No. Compliance is part of it, but governance is broader and more practical. It is the set of answerable questions around any model you use: who owns it, what data it sees, where a human stays in the loop, and how you know it is still behaving. You can be fully compliant on paper and still unable to answer those questions, which is where the real exposure sits.

When should we put AI governance in place?

Before you scale, not after. The cheapest time is while the estate is small, a few pilots, nothing customer facing yet. The trigger to formalise is the first use case that touches customers, regulated data, or a decision that genuinely matters. Govern that one properly and you have the pattern for the rest.
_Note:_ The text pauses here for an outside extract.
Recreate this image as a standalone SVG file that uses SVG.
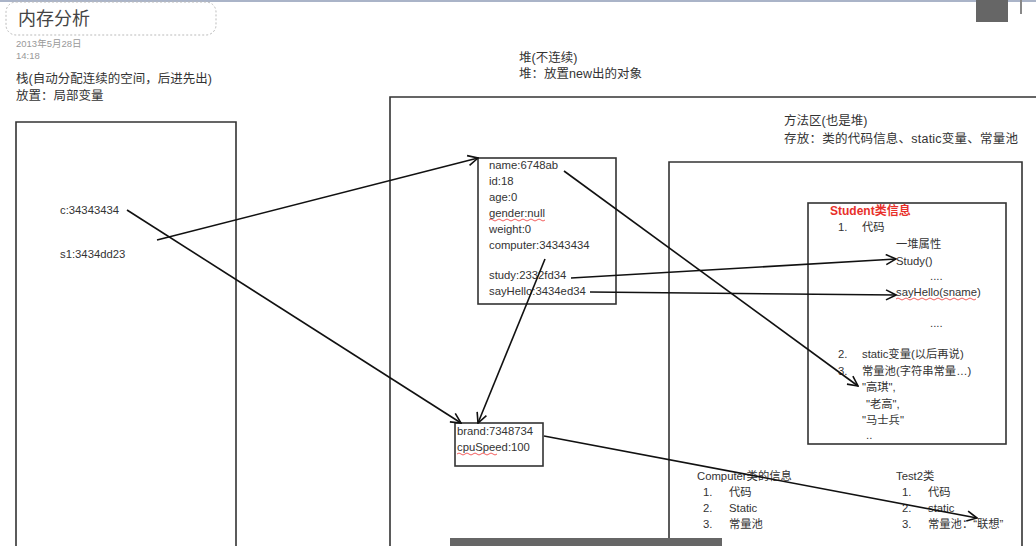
<svg xmlns="http://www.w3.org/2000/svg" width="1036" height="546" viewBox="0 0 1036 546">
<defs>
<marker id="arr" viewBox="0 0 12 12" refX="11" refY="6" markerWidth="12" markerHeight="12" markerUnits="userSpaceOnUse" orient="auto">
<path d="M1,1 L11,6 L1,11" fill="none" stroke="#111" stroke-width="1.6"/>
</marker>
<style>
text{font-family:"Liberation Sans","Noto Sans CJK SC",sans-serif;fill:#333;font-size:11.3px}
.h{font-size:12.5px}
.box{fill:none;stroke:#333;stroke-width:1.6}
.conn{fill:none;stroke:#111;stroke-width:1.6;marker-end:url(#arr)}
.sq{fill:none;stroke:#e33;stroke-width:0.8}
</style>
</defs>
<rect width="1036" height="546" fill="#fff"/>
<rect x="0" y="0" width="1036" height="2" fill="#aab4c8"/>

<g id="title">
<rect x="6" y="2" width="210" height="33" rx="10" fill="none" stroke="#bbb" stroke-dasharray="2,2"/>
<text x="18" y="25" style="font-size:18px;fill:#444">内存分析</text>
<text x="16" y="47" style="font-size:9.5px;fill:#999">2013年5月28日</text>
<text x="16" y="59" style="font-size:9.5px;fill:#999">14:18</text>
</g>

<g id="stack">
<text class="h" x="16" y="83">栈(自动分配连续的空间，后进先出)</text>
<text class="h" x="16" y="100">放置：局部变量</text>
<path class="box" d="M16,560 V122 H236 V560"/>
<text x="60" y="214">c:34343434</text>
<text x="60" y="258">s1:3434dd23</text>
</g>

<g id="heap">
<text class="h" x="519" y="62">堆(不连续)</text>
<text class="h" x="519" y="78">堆：放置new出的对象</text>
<path class="box" d="M390,560 V97 H1040"/>
</g>

<g id="method-area">
<text class="h" x="784" y="125">方法区(也是堆)</text>
<text class="h" x="784" y="143" textLength="234">存放：类的代码信息、static变量、常量池</text>
<path class="box" d="M669,560 V162 H1022 V560"/>
</g>

<g id="student-object">
<rect class="box" x="478" y="158" width="138" height="146"/>
<text x="489" y="169">name:6748ab</text>
<text x="489" y="185">id:18</text>
<text x="489" y="201">age:0</text>
<text x="489" y="217">gender:null</text>
<path class="sq" d="M489,220 q2,-2 4,0 t4,0 t4,0 t4,0 t4,0 t4,0 t4,0 t4,0 t4,0 t4,0 t4,0 t4,0 t4,0 t4,0"/>
<text x="489" y="233">weight:0</text>
<text x="489" y="249">computer:34343434</text>
<text x="489" y="279">study:2332fd34</text>
<text x="489" y="295">sayHello:3434ed34</text>
</g>

<g id="computer-object">
<rect class="box" x="455" y="423" width="88" height="43"/>
<text x="457" y="435">brand:7348734</text>
<text x="457" y="451">cpuSpeed:100</text>
<path class="sq" d="M457,454 q2,-2 4,0 t4,0 t4,0 t4,0 t4,0 t4,0 t4,0 t4,0 t4,0 t4,0"/>
</g>

<g id="student-class">
<rect class="box" x="808" y="203" width="198" height="241"/>
<text x="830" y="215" style="fill:#e8302a;font-weight:bold;font-size:12px">Student类信息</text>
<text x="838" y="231">1.</text><text x="862" y="231">代码</text>
<text x="896" y="248">一堆属性</text>
<text x="896" y="265">Study()</text>
<text x="930" y="280">....</text>
<text x="896" y="296">sayHello(sname)</text>
<path class="sq" d="M896,299 q2,-2 4,0 t4,0 t4,0 t4,0 t4,0 t4,0 t4,0 t4,0 t4,0 t4,0 t4,0 t4,0 t4,0 t4,0 t4,0 t4,0 t4,0 t4,0 t4,0 t4,0"/>
<text x="930" y="327">....</text>
<text x="838" y="358">2.</text><text x="862" y="358">static变量(以后再说)</text>
<text x="838" y="375">3.</text><text x="862" y="375">常量池(字符串常量…)</text>
<text x="862" y="391">"高琪",</text>
<text x="866" y="408">"老高",</text>
<text x="862" y="424">"马士兵"</text>
<text x="866" y="439">..</text>
</g>

<g id="computer-class">
<text x="697" y="480">Computer类的信息</text>
<text x="703" y="496">1.</text><text x="729" y="496">代码</text>
<text x="703" y="512">2.</text><text x="729" y="512">Static</text>
<text x="703" y="528">3.</text><text x="729" y="528">常量池</text>
</g>

<g id="test2-class">
<text x="896" y="480">Test2类</text>
<text x="902" y="496">1.</text><text x="928" y="496">代码</text>
<text x="902" y="512">2.</text><text x="928" y="512">static</text>
<text x="902" y="528">3.</text><text x="928" y="528">常量池：“联想”</text>
</g>

<g id="connectors">
<path class="conn" d="M157,240 L478,158"/>
<path class="conn" d="M127,210 L461,423"/>
<path class="conn" d="M545,259 L478,423"/>
<path class="conn" d="M564,171 L858,386"/>
<path class="conn" d="M571,278 L896,259"/>
<path class="conn" d="M590,292 L896,295"/>
<path class="conn" d="M544,436 L977,518"/>
</g>

<g id="overlay">
<rect x="450" y="538" width="272" height="8" fill="#666"/>
<rect x="976" y="0" width="32" height="22" fill="#666"/>
<rect x="1020" y="0" width="2" height="14" fill="#888"/>
</g>
</svg>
Who should own AI governance?

A single accountable owner at leadership level, close enough to the business to understand the value and senior enough to say no, supported by the technical, data, legal and risk functions that each hold a piece. Shared but owned. The point of naming an owner is that when the question comes, there is someone whose answer it is.

Does governance slow down AI adoption?

Heavy governance does, and people route around it, which hides the risk rather than managing it. Proportionate governance speeds things up: teams move faster when they know what is allowed without asking, the data questions are settled early, and the path to approval for a sensitive use case is short and predictable. The aim is light, fast and clear, not thorough for its own sake.

What is the first thing to govern?

Accountability and data. Name an owner for each model in use, and be certain you know what data it sees and that you have the right to use it for this purpose. Those two cover the majority of the avoidable disasters. The rest of the framework can grow from there.

How does AI governance relate to our existing security governance?

It is an extension of it, not a separate regime. The accountability, policy and oversight muscles are the same, and the data controls overlap heavily. Where you already have a mature security governance posture, AI governance is mostly extending it to a faster, more opaque class of system. Where you do not, AI tends to be the thing that finally exposes the gap.